Step 2: Key Formula or Approach:
1. Calculate the total number of electrons for each given species by adding the atomic numbers of the constituent atoms and adjusting for any charge (add for negative charge, subtract for positive).
2. Use the standard correlation between total electron count and bond order for diatomic molecules:
- 14 electrons $\rightarrow$ Bond Order 3
- 15 or 13 electrons $\rightarrow$ Bond Order 2.5
- 16 or 12 electrons $\rightarrow$ Bond Order 2
- 17 or 11 electrons $\rightarrow$ Bond Order 1.5
Step 3: Detailed Explanation:
Let's determine the total electron count and the corresponding bond order for each species:
1. $CN^-$ (Cyanide ion):
Total electrons = $6$ (from Carbon) $+ 7$ (from Nitrogen) $+ 1$ (for the negative charge) = $14$ electrons.
Species with 14 electrons are isoelectronic with $N_2$ and have a bond order of 3.
2. $O_2^-$ (Superoxide ion):
Total electrons = $8$ (from Oxygen) $+ 8$ (from Oxygen) $+ 1$ (for the negative charge) = $17$ electrons.
Species with 17 electrons have a bond order of 1.5.

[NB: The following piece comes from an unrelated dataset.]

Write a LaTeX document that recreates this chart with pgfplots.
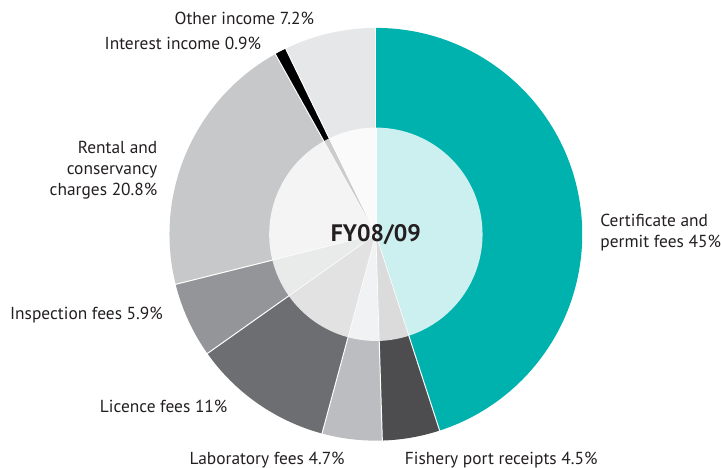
\documentclass[border=0pt]{standalone}
\usepackage{pgfplots}
\pgfplotsset{compat=1.18}
\usepackage{pgfplotstable}
\usepackage{fontspec}
\setmainfont{PT Sans}

\definecolor{cert}{HTML}{00B2AE}
\definecolor{fish}{HTML}{4D4D4F}
\definecolor{lab}{HTML}{BCBDC0}
\definecolor{lic}{HTML}{6D6E71}
\definecolor{insp}{HTML}{939598}
\definecolor{rent}{HTML}{C7C8CA}
\definecolor{intr}{HTML}{000000}
\definecolor{oth}{HTML}{E6E7E8}
\definecolor{txt}{HTML}{231F20}

\pgfplotstableread{
col value
cert 45
fish 4.5
lab 4.7
lic 11
insp 5.9
rent 20.8
intr 0.9
oth 7.2
}\piedata

\begin{document}
\begin{tikzpicture}
\begin{axis}[scale only axis, width=721bp, height=469bp,
  xmin=0, xmax=721, ymin=0, ymax=469, hide axis, clip=false]
\path (axis cs:0,0) rectangle (axis cs:721,469);
% outer ring
\gdef\cum{0}
\pgfplotsinvokeforeach{0,...,7}{
  \pgfplotstablegetelem{#1}{value}\of\piedata \let\val\pgfplotsretval
  \pgfplotstablegetelem{#1}{col}\of\piedata \let\cc\pgfplotsretval
  \pgfmathsetmacro\aA{90-3.6*\cum}
  \pgfmathsetmacro\aB{90-3.6*(\cum+\val)}
  \pgfmathsetmacro\newcum{\cum+\val}
  \global\let\cum\newcum
  \edef\tmp{\noexpand\fill[\cc] (axis cs:377,234) -- ++(\aA:207bp) arc[start angle=\aA, end angle=\aB, radius=207bp] -- cycle;}
  \tmp
}
\gdef\cum{0}
\pgfplotsinvokeforeach{0,...,7}{
  \pgfplotstablegetelem{#1}{value}\of\piedata \let\val\pgfplotsretval
  \pgfmathsetmacro\aA{90-3.6*\cum}
  \pgfmathsetmacro\newcum{\cum+\val}
  \global\let\cum\newcum
  \edef\tmp{\noexpand\draw[white, line width=1pt] (axis cs:377,234) -- ++(\aA:208bp);}
  \tmp
}
% inner circle
\gdef\cum{0}
\pgfplotsinvokeforeach{0,...,7}{
  \pgfplotstablegetelem{#1}{value}\of\piedata \let\val\pgfplotsretval
  \pgfplotstablegetelem{#1}{col}\of\piedata \let\cc\pgfplotsretval
  \pgfmathsetmacro\aA{90-3.6*\cum}
  \pgfmathsetmacro\aB{90-3.6*(\cum+\val)}
  \pgfmathsetmacro\newcum{\cum+\val}
  \global\let\cum\newcum
  \edef\tmp{\noexpand\fill[\cc!20!white] (axis cs:377,234) -- ++(\aA:107bp) arc[start angle=\aA, end angle=\aB, radius=107bp] -- cycle;}
  \tmp
}
\gdef\cum{0}
\pgfplotsinvokeforeach{0,...,7}{
  \pgfplotstablegetelem{#1}{value}\of\piedata \let\val\pgfplotsretval
  \pgfmathsetmacro\aA{90-3.6*\cum}
  \pgfmathsetmacro\newcum{\cum+\val}
  \global\let\cum\newcum
  \edef\tmp{\noexpand\draw[white, line width=0.6pt] (axis cs:377,234) -- ++(\aA:107bp);}
  \tmp
}
% labels
\tikzset{lbl/.style={font=\fontsize{17.5}{21}\selectfont, inner sep=0pt, text=txt}}
\node[lbl, anchor=west] at (axis cs:175,451) {Other income 7.2\%};
\node[lbl, anchor=east] at (axis cs:262,425) {Interest income 0.9\%};
\node[lbl, anchor=east, align=right] at (axis cs:158,298) {Rental and\\conservancy\\charges 20.8\%};
\node[lbl, anchor=west] at (axis cs:10,153) {Inspection fees 5.9\%};
\node[lbl, anchor=west] at (axis cs:100,61) {Licence fees 11\%};
\node[lbl, anchor=west] at (axis cs:190,8) {Laboratory fees 4.7\%};
\node[lbl, anchor=west] at (axis cs:406,8) {Fishery port receipts 4.5\%};
\node[lbl, anchor=west, align=left] at (axis cs:602,236) {Certificate and\\permit fees 45\%};
\node[font=\fontsize{24}{28}\selectfont\bfseries, inner sep=0pt, text=txt] at (axis cs:377,234) {FY08/09};
\end{axis}
\end{tikzpicture}
\end{document}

3. $NO^+$ (Nitrosonium ion):
Total electrons = $7$ (from Nitrogen) $+ 8$ (from Oxygen) $- 1$ (for the positive charge) = $14$ electrons.
Species with 14 electrons are isoelectronic with $N_2$ and have a bond order of 3.
4. $CN^+$ (Cyanogen cation):
Total electrons = $6$ (from Carbon) $+ 7$ (from Nitrogen) $- 1$ (for the positive charge) = $12$ electrons.
Species with 12 electrons are isoelectronic with $C_2$ and have a bond order of 2.
Comparing the results, we can see that both $CN^-$ and $NO^+$ possess exactly 14 electrons and consequently share the same bond order of 3.
Step 4: Final Answer:
The pair with the same bond order is $CN^-$ and $NO^+$.